Negotiations continue to avoid work stoppage
Cumberland County's three collaborative emergency centres will close overnight if the province's paramedics go on strike.
AMHERST – A strike by paramedics will lead to the overnight closure of collaborative emergency centres at three Cumberland County hospitals.
Cumberland Health Authority spokeswoman Ann Keddy said the CECs will continue to function as normal during the day, but would be closed overnight.
“Our fingers are crossed they will reach a settlement, but if there is a strike it will result in the closure of the CECs during the overnight hours,” Keddy said Friday.
Earlier Friday, the union representing the province’s 800 paramedics said it would delay potential strike action until 10 a.m. Sunday while the two sides continue to work toward a new collective agreement.
The CECs, which have opened at the All Saints Hospital in Springhill, North Cumberland in Pugwash and South Cumberland in Parrsboro, normally operate during the overnight hours with a registered nurse and paramedic with physician oversight.
During the day, a doctor works in collaboration with a nurse practitioner.
The union was in position to go off the job on Saturday, but opted to wait a day.
The union and Emergency Medical Care Inc. are negotiating with the help of provincially-appointed mediator John Clarke.

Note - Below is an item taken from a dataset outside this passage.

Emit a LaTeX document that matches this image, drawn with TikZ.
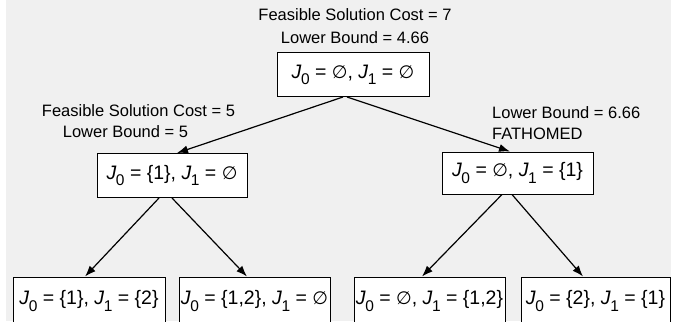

Outstanding issues for the union include wages and a demand for defined-benefit pensions instead of defined-contribution plans. It also wants a three-year deal, instead of a five-year contract being proposed by the employer.
The paramedics have been without a contract since 2011.
EMC says it has a contingency plan in place should the paramedics strike. Managers, who are licensed paramedics, would provided limited ambulance services, and only time critical emergencies would see an ambulance respond.
Keddy said traffic at the three hospitals has steadily decreased since the CECs were opened and suggested people are always advised to call 911 when experiencing an emergency.
“If you need emergency care you should always call 911, but if it’s something that can wait go to the CEC the next morning,” she said.
She also pointed out people can call 811 if they’re unsure of what they should do.